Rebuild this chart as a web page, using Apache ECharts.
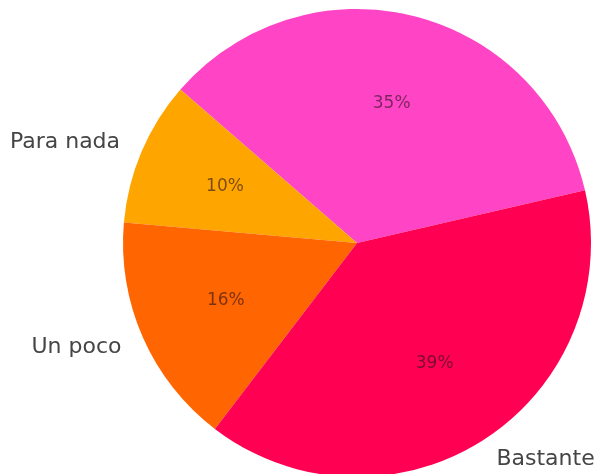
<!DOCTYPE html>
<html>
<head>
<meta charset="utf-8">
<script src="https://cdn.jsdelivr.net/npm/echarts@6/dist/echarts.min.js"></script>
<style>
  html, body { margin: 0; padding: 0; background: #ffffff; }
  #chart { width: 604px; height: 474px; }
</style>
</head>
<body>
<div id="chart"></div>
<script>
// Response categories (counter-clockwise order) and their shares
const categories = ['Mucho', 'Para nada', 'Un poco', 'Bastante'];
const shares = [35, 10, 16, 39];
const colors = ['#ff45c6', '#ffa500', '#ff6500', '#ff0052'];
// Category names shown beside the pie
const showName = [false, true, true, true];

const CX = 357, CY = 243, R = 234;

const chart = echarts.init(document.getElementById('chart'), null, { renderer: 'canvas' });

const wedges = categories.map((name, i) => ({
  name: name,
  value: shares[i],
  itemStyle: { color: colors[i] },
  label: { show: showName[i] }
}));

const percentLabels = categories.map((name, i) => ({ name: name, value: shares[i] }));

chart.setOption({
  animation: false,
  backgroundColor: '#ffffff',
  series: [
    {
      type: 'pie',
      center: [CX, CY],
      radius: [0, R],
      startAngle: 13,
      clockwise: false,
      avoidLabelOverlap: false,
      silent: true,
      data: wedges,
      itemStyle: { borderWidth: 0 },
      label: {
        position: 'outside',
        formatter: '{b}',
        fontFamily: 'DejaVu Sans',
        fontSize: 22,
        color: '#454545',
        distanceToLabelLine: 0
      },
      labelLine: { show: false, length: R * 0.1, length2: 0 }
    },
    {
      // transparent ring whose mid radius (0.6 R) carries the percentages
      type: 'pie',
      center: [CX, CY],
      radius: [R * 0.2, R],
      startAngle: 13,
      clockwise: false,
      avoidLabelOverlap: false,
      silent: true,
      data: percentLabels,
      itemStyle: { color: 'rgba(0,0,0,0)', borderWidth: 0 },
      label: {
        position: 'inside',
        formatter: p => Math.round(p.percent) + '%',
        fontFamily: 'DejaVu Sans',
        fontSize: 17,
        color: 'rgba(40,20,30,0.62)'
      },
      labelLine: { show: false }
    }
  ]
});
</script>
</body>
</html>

*****

Task instructions: Take the material above from its first line through the line holding "const percentLabels = categories.map((name, i)" and set it down exactly, without the pictures.

Exercise output:
Rebuild this chart as a web page, using Apache ECharts.
<!DOCTYPE html>
<html>
<head>
<meta charset="utf-8">
<script src="https://cdn.jsdelivr.net/npm/echarts@6/dist/echarts.min.js"></script>
<style>
  html, body { margin: 0; padding: 0; background: #ffffff; }
  #chart { width: 604px; height: 474px; }
</style>
</head>
<body>
<div id="chart"></div>
<script>
// Response categories (counter-clockwise order) and their shares
const categories = ['Mucho', 'Para nada', 'Un poco', 'Bastante'];
const shares = [35, 10, 16, 39];
const colors = ['#ff45c6', '#ffa500', '#ff6500', '#ff0052'];
// Category names shown beside the pie
const showName = [false, true, true, true];

const CX = 357, CY = 243, R = 234;

const chart = echarts.init(document.getElementById('chart'), null, { renderer: 'canvas' });

const wedges = categories.map((name, i) => ({
  name: name,
  value: shares[i],
  itemStyle: { color: colors[i] },
  label: { show: showName[i] }
}));

const percentLabels = categories.map((name, i) => ({ name: name, value: shares[i] }));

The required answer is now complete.